October 17, 2024 04:01 GMT
AUSSIE BONDS: Cheaper After Jobs Data But Off Worst Levels
AUSSIE BONDS
ACGBs (YM -5.0 & XM -3.0) are 5-8bps lower after a strong Employment Report, though they have recovered slightly from the session's worst levels.
- RBA officials often speak of the labour market. Today’s September data plus what appears to be a turn in the trend since mid-year will likely confirm its view that the labour market is tighter than implied by full employment estimates and that firms are “labour hoarding”. The gradual deterioration in some of its metrics appears to have stalled or turned, thus policy is likely to “need to be sufficiently restrictive” for now.
- Cash US tsys are 1-2bps cheaper, with a steepening bias, in today’s Asia-Pac session after yesterday’s modest gains.
- Cash ACGBs are 3-4bps cheaper, with the AU-US 10-year yield differential 3bps wider to +21bps.
- Swap rates are 2-3bps higher, with the 3s10s curve flatter.

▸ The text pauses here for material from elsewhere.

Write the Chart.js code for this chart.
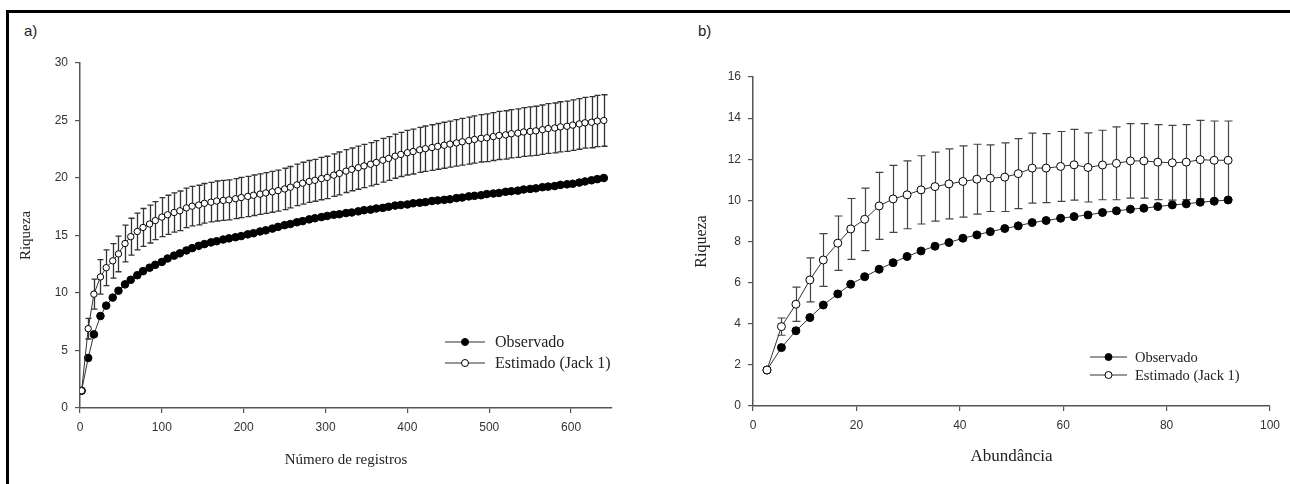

- The bills strip is cheaper, with pricing -4 to -6., but well off worst levels.
- RBA-dated OIS pricing is 7-10bps firmer for 2025 meetings after the data. A cumulative 5bps of easing is priced by year-end versus -8bps pre-data.
- Tomorrow, the local calendar is empty apart from the AOFM’s planned sale of A$500mn of the 4.75% 21 April 2027 bond.